Background & Motivation

Background: Change detection typically relies on precisely aligned pre- and post-event image pairs, which limits its application scenarios. A few methods support inconsistent poses but require labeled training data.

Limitations of Prior Work: Existing label-free methods (such as OmniPoseAD and SplatPose) only compare image pairs on a single-view basis, which is severely affected by view-dependent pseudo-changes (e.g., reflections and shadows).

Key Challenge: Single-view comparisons tend to yield many false positives, whereas multi-view fusion lacks an effective 3D representation.

Goal: To build a 3D change representation leveraging multi-view information to suppress view-dependent false positives.

Key Insight: Embedding change channels into 3DGS and modeling view-independent changes using zero-order spherical harmonic coefficients.

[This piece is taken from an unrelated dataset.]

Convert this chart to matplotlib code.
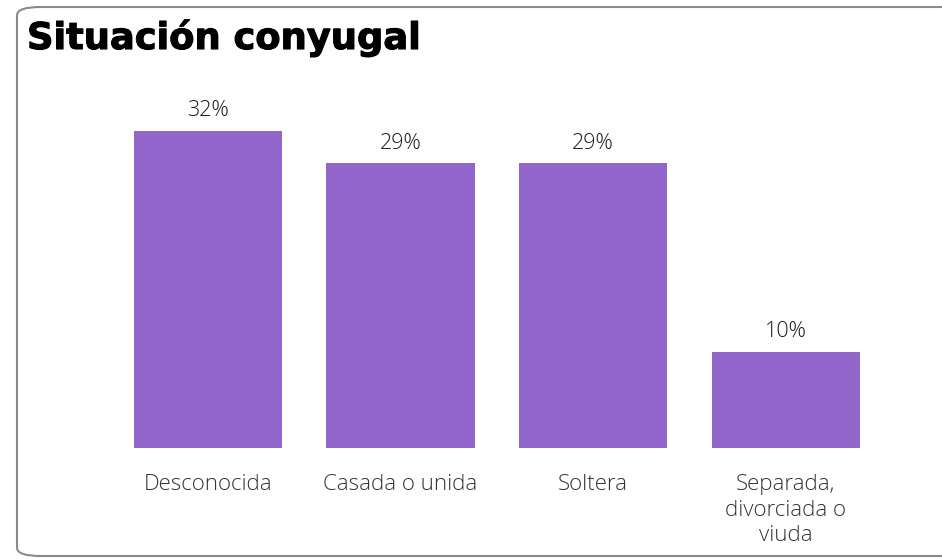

Core Idea: Learning additional change channels (change magnitude + change opacity) within the 3DGS of the evaluation scene to fuse multi-view feature- and structure-aware change masks.

Method

Overall Architecture

(1) Reconstruct 3DGS_ref using reference scene images; (2) Render reference scene images from the viewpoints of the evaluation scene; (3) Compare the rendered images with actual images to generate feature- and structure-aware change masks; (4) Embed change information into Change-3DGS_inf of the evaluation scene; (5) Render multi-view change masks from arbitrary novel viewpoints.

Key Designs

  1. Feature- and Structure-Aware Change Mask:

    • Function: Detect candidate change regions from a single viewpoint.
    • Mechanism: Extract feature differences using DINOv2 to obtain the feature-aware mask \(M_F^k\); compute SSIM to acquire the structure-aware mask \(M_S^k\); perform element-wise multiplication of both to obtain the combined mask \(M_{F,S}^k\).
    • Design Motivation: Feature and structural information are complementary—DINOv2 captures semantic changes, while SSIM captures pixel-level changes.
  2. 3DGS Change Channel Embedding:

    • Function: Encode change information within the 3D representation to achieve multi-view fusion.
    • Mechanism: Append two parameters—change magnitude \(\tilde{c}\) and change opacity \(\tilde{\alpha}\)—to each Gaussian point, model the change magnitude using zero-order spherical harmonic coefficients (view-independent), and supervise change channel rendering with L1 + D-SSIM loss.
    • Design Motivation: Zero-order spherical harmonic coefficients model the changes as view-independent, effectively suppressing view-dependent false positives such as reflections and shadows.
  3. Data Augmentation Strategy:

    • Function: Increase the number of training masks used for learning change channels.
    • Mechanism: Use Change-3DGS_inf to render evaluation scene images from reference scene viewpoints, backward-calculate change masks, and merge them with forward masks to augment training data.
    • Design Motivation: The number of evaluation scene images can be very small (as few as 5 images); data augmentation improves the quality of change channel learning.

Loss & Training

Change channel learning utilizes L1 + D-SSIM loss. The final change mask is filtered via the alpha channel to exclude unseen regions: \(M^k = M_{ren}^k \cdot \mathbf{1}(A_{ren}^k \geq 0.5)\).

Key Experimental Results

Main Results

Dataset Metric Ours SplatPose Gain
MAD-Real mIoU 0.132 0.077 1.7×
MAD-Real F1 0.210 0.123 1.7×
ChangeSim mIoU(C) 0.407 - 1.7× vs CSCDNet
PASLCD Mean mIoU Highest Second Highest Leading in all scenes

Key Findings

  • Only 5 evaluation scene images are required to learn effective change channels.
  • Able to generate change masks for novel viewpoints that are unseen in both the evaluation and reference scenes.
  • Zero-order spherical harmonic coefficients perform better than higher-order counterparts, verifying the assumption that changes are view-independent.

Highlights & Insights

  • Lifts change detection to the 3D representation level for the first time, achieving genuine multi-view fusion.
  • Contributes the PASLCD dataset containing 10 real-world scenes.
  • The method can serve as a multi-view extension for any single-view change detection method.

Limitations & Future Work

  • Relies on COLMAP to register evaluation scene images to the reference scene.
  • Extreme appearance changes (such as complete darkness) may lead to COLMAP registration failure.
  • Training the change channels requires scene-by-scene optimization.

Rating

  • Novelty: 9/10 — For embedding change channels in 3DGS for the first time.
  • Technical Depth: 8/10 — The design of modeling change with zero-order spherical harmonics is theoretically sound.
  • Experimental Thoroughness: 8/10 — Three datasets plus a newly contributed dataset.
  • Writing Quality: 8/10 — Clear description of the methodology.